Lee Petty, acting on behalf of his son Richard, was the first to officially protest NASCAR’s scoring, which had the possibility of
human error in those days long before computerized tracking of the cars became possible.  Then Ratus (CQ) Walters, owner of driver Larry Frank’s Ford, howled to officials as well.
   
Unknown to media and most fans, NASCAR began a tedious recheck of scoring cards.
   
This is among the richest stories in stock car racing vast lore, and I am delighted to share it as the Southern 500 returns this week to its rightful home in Darlington after an absence of 10 years.
   
I finished writing as darkness fell and headed home to Durham, where I worked for the Morning Herald at the time.  Johnson’s plans to increase his flock of hens and roosters figured prominently in my column, which also revealed this:
   
The race was billed as the 500’s “12th Renewal” rather than 13th Annual because superstitious star driver Joe Weatherly threatened not to run if the number 13 figured in any way.
   
I fetched the paper next morning and saw a streamer headline that seemed to scream: “Larry Frank Wins Southern 500.”  
   
“No!” I shouted.  “Junior Johnson won!”
   
Then I saw an editor’s note above my column.

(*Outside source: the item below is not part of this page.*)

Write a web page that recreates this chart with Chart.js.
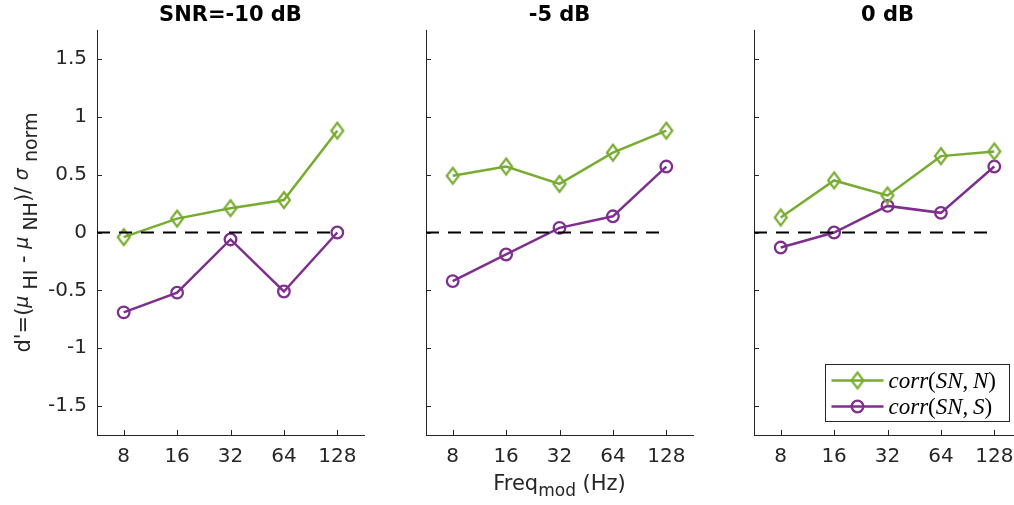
<!DOCTYPE html>
<html>
<head>
<meta charset="utf-8">
<script src="https://cdn.jsdelivr.net/npm/chart.js@4"></script>
<style>
  html, body { margin: 0; padding: 0; background: #fff; overflow: hidden; width: 1014px; height: 505px; position: relative; }
  canvas { position: absolute; top: 0; }
</style>
</head>
<body>
<canvas id="panel1"></canvas>
<canvas id="panel2"></canvas>
<canvas id="panel3"></canvas>
<script>
// ---- data ----
const panelTitles = ['SNR=-10 dB', '-5 dB', '0 dB'];
const freqMod = [8, 16, 32, 64, 128];
const corrSN_N_m10 = [-0.04, 0.12, 0.21, 0.28, 0.88];
const corrSN_S_m10 = [-0.69, -0.52, -0.06, -0.51, 0.00];
const corrSN_N_m5 = [0.49, 0.57, 0.42, 0.69, 0.88];
const corrSN_S_m5 = [-0.42, -0.19, 0.04, 0.14, 0.57];
const corrSN_N_0 = [0.13, 0.45, 0.32, 0.66, 0.70];
const corrSN_S_0 = [-0.13, 0.00, 0.23, 0.17, 0.57];
const yTickValues = [-1.5, -1, -0.5, 0, 0.5, 1, 1.5];
const seriesLabels = ['corr(SN,N)', 'corr(SN,S)'];

// ---- style ----
const GREEN = '#77AC30';
const PURPLE = '#7E2F8E';
const AXIS = '#262626';
const SANS = '"DejaVu Sans", sans-serif';
const SERIF = '"Liberation Serif", "DejaVu Serif", serif';

// MATLAB-style diamond marker (taller than wide)
function diamondMarker(color) {
  const c = document.createElement('canvas');
  c.width = 18; c.height = 22;
  const g = c.getContext('2d');
  g.strokeStyle = color; g.lineWidth = 2.2;
  g.beginPath();
  g.moveTo(9, 3); g.lineTo(15, 11); g.lineTo(9, 19); g.lineTo(3, 11); g.closePath();
  g.stroke();
  return c;
}

const toXY = ys => ys.map((y, i) => ({ x: Math.log2(freqMod[i]), y }));
const xMin = Math.log2(freqMod[0]) - 0.5;
const xMax = Math.log2(freqMod[freqMod.length - 1]) + 0.5;

// draws text where letters are math-italic and punctuation upright
function drawMath(ctx, str, x, y, size) {
  const runs = str.match(/[A-Za-z]+|[^A-Za-z]/g);
  ctx.textAlign = 'left';
  for (const r of runs) {
    const italic = /[A-Za-z]/.test(r);
    ctx.font = (italic ? 'italic ' : '') + size + 'px ' + SERIF;
    ctx.fillText(r, x, y);
    x += ctx.measureText(r).width + (r === ',' ? size * 0.2 : 0);
  }
}

// sequence of text runs with baseline offsets
function drawRuns(ctx, runs, cx, baseline) {
  let total = 0;
  for (const r of runs) { ctx.font = r.font; total += ctx.measureText(r.t).width; }
  let x = cx - total / 2;
  ctx.textAlign = 'left';
  for (const r of runs) {
    ctx.font = r.font;
    ctx.fillText(r.t, x, baseline + (r.dy || 0));
    x += ctx.measureText(r.t).width;
  }
}

const panelDecor = {
  id: 'panelDecor',
  afterDraw(chart, args, opts) {
    const { ctx, chartArea: ca, scales } = chart;
    ctx.save();
    // inward tick marks
    ctx.strokeStyle = AXIS; ctx.lineWidth = 1;
    ctx.beginPath();
    for (const t of scales.y.ticks) {
      const py = Math.round(scales.y.getPixelForValue(t.value)) + 0.5;
      ctx.moveTo(ca.left, py); ctx.lineTo(ca.left + 5, py);
    }
    for (const t of scales.x.ticks) {
      const px = Math.round(scales.x.getPixelForValue(t.value)) + 0.5;
      ctx.moveTo(px, ca.bottom); ctx.lineTo(px, ca.bottom - 5);
    }
    ctx.stroke();

    // panel title
    ctx.fillStyle = '#000';
    ctx.textAlign = 'center';
    ctx.textBaseline = 'alphabetic';
    ctx.font = 'bold 21px ' + SANS;
    ctx.fillText(opts.title, (ca.left + ca.right) / 2, 21);

    ctx.fillStyle = AXIS;
    if (opts.xLabel) {
      const main = '21px ' + SANS, sub = '17px ' + SANS;
      drawRuns(ctx, [
        { t: 'Freq', font: main },
        { t: 'mod', font: sub, dy: 6 },
        { t: ' (Hz)', font: main }
      ], (ca.left + ca.right) / 2, 490);
    }
    if (opts.yLabel) {
      const main = '21px ' + SANS, sub = '19px ' + SANS, greek = 'italic 19px ' + SANS;
      ctx.save();
      ctx.translate(30, (ca.top + ca.bottom) / 2);
      ctx.rotate(-Math.PI / 2);
      drawRuns(ctx, [
        { t: "d'=(", font: main },
        { t: 'μ', font: greek, dy: -2 },
        { t: ' HI', font: sub, dy: 7 },
        { t: ' - ', font: main },
        { t: 'μ', font: greek, dy: -2 },
        { t: ' NH', font: sub, dy: 7 },
        { t: ')/ ', font: main },
        { t: 'σ', font: greek, dy: -2 },
        { t: ' norm', font: sub, dy: 7 }
      ], 0, 0);
      ctx.restore();
    }
    if (opts.legend) {
      const items = chart.data.datasets.filter(d => d.inLegend);
      const w = 184, h = 57;
      const bx = Math.round(ca.right - 12 - w) + 0.5;
      const by = Math.round(ca.bottom - 14 - h) + 0.5;
      ctx.fillStyle = '#fff';
      ctx.fillRect(bx, by, w, h);
      ctx.strokeStyle = AXIS; ctx.lineWidth = 1;
      ctx.strokeRect(bx, by, w, h);
      items.forEach((d, i) => {
        const ry = by + 16 + i * 26;
        ctx.strokeStyle = d.borderColor; ctx.lineWidth = d.borderWidth;
        ctx.beginPath(); ctx.moveTo(bx + 6, ry); ctx.lineTo(bx + 58, ry); ctx.stroke();
        const mx = bx + 32;
        if (d.pointStyle === 'circle') {
          ctx.lineWidth = d.pointBorderWidth;
          ctx.beginPath(); ctx.arc(mx, ry, d.pointRadius, 0, Math.PI * 2); ctx.stroke();
        } else {
          ctx.drawImage(d.pointStyle, mx - d.pointStyle.width / 2, ry - d.pointStyle.height / 2);
        }
        ctx.fillStyle = '#000';
        ctx.textBaseline = 'middle';
        drawMath(ctx, d.label, bx + 63, ry + 1, 23);
      });
    }
    ctx.restore();
  }
};

const axisX = [97, 426, 754];
const yAxisW = 97, plotW = 267, canvasW = yAxisW + plotW + 20;
const panelData = [
  [corrSN_N_m10, corrSN_S_m10],
  [corrSN_N_m5, corrSN_S_m5],
  [corrSN_N_0, corrSN_S_0]
];

panelData.forEach(([nVals, sVals], p) => {
  const cv = document.getElementById('panel' + (p + 1));
  cv.width = canvasW; cv.height = 505;
  cv.style.width = canvasW + 'px'; cv.style.height = '505px';
  cv.style.left = (axisX[p] - yAxisW) + 'px';

  new Chart(cv, {
    type: 'line',
    data: {
      datasets: [
        {
          label: 'zero',
          data: [{ x: xMin, y: 0 }, { x: Math.log2(freqMod[freqMod.length - 1]), y: 0 }],
          borderColor: '#000', borderWidth: 2, borderDash: [13, 9],
          pointRadius: 0, fill: false
        },
        {
          label: seriesLabels[0], inLegend: true,
          data: toXY(nVals),
          borderColor: GREEN, borderWidth: 2.5,
          pointStyle: diamondMarker(GREEN), pointRadius: 8,
          pointBorderColor: GREEN, pointBackgroundColor: 'rgba(0,0,0,0)', fill: false
        },
        {
          label: seriesLabels[1], inLegend: true,
          data: toXY(sVals),
          borderColor: PURPLE, borderWidth: 2.5,
          pointStyle: 'circle', pointRadius: 5.8, pointBorderWidth: 2.3,
          pointBorderColor: PURPLE, pointBackgroundColor: 'rgba(0,0,0,0)', fill: false
        }
      ]
    },
    options: {
      responsive: false,
      animation: false,
      devicePixelRatio: 1,
      layout: { padding: { top: 30, right: 20, left: 0, bottom: 0 } },
      plugins: {
        legend: { display: false },
        tooltip: { enabled: false },
        panelDecor: {
          title: panelTitles[p],
          yLabel: p === 0,
          xLabel: p === 1,
          legend: p === 2
        }
      },
      scales: {
        x: {
          type: 'linear', min: xMin, max: xMax,
          afterBuildTicks: s => { s.ticks = freqMod.map(f => ({ value: Math.log2(f) })); },
          afterFit: s => { s.height = 70; },
          grid: { display: false, drawTicks: false },
          border: { display: true, color: AXIS, width: 1 },
          ticks: {
            padding: 10, color: AXIS, font: { family: SANS, size: 20 },
            callback: v => String(freqMod[freqMod.findIndex(f => Math.abs(Math.log2(f) - v) < 1e-6)]),
            maxRotation: 0, autoSkip: false
          }
        },
        y: {
          type: 'linear', min: -1.75, max: 1.75,
          afterBuildTicks: s => { s.ticks = yTickValues.map(v => ({ value: v })); },
          afterFit: s => { s.width = yAxisW; },
          grid: { display: false, drawTicks: false },
          border: { display: true, color: AXIS, width: 1 },
          ticks: {
            display: p === 0, padding: 10, color: AXIS, font: { family: SANS, size: 20 },
            callback: v => String(v)
          }
        }
      }
    },
    plugins: [panelDecor]
  });
});
</script>
</body>
</html>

At midnight NASCAR had revised scoring among the first six positions and made Frank the winner.
   
There was, of course, no cellphone communication in those days and eitors had no way of advising me about what happened as I drove through the night up U.S. 1.
   
Frank’s Ford had lurched across the finish line and skidded down the track, sparks flying from a broken wheel, before coming to a stop in a cloud of dust in a grassy area off the first turn.
   
He appeared to have barely made it to the checkered flag in fourth place.  The scoreboard showed Johnson, Marvin Panch and David Pearson ahead of him.
   
Frank, suffering from dehydration and blisters about the eyes because of a searing 140 degree track temperature, crawled from the cockpit and began storming back toward the garage.  He gestured angrily as teammates rushed to meet him.
   
A tough, muscled ex-Marine, Frank reportedly said to Walters, “Junior wasn’t even on the same lap with me!”
   
He added later, “I walked past Victory Lane and Junior was there and I was pretty bitter about it.”
   
NASCAR revealed that Frank actually was on his “cool down” lap when the wheel broke.  He had led the final 66 of 364 laps and completed the race a circuit earlier.
   
It was to prove Frank’s only triumph in a career of  102 starts.
   
Johnson was listed as the runnerup, five seconds behind in a Ray Fox-fielded Pontiac.  Then came Panch, Pearson and Richard Petty.  Jim Paschal was sixth.
   
“If I had known the scoreboard wasn’t right and I was really in second place, I easily could have caught and passed Frank,” Johnson said the day after the race.  “My car was
way faster than his.”
   
What of Junior’s plans for his purse?
   
In one of the classic lines in NASCAR history, the AP’s late Bloys Britt wrote:
  
“Junior counted his chicken houses before they could be built.”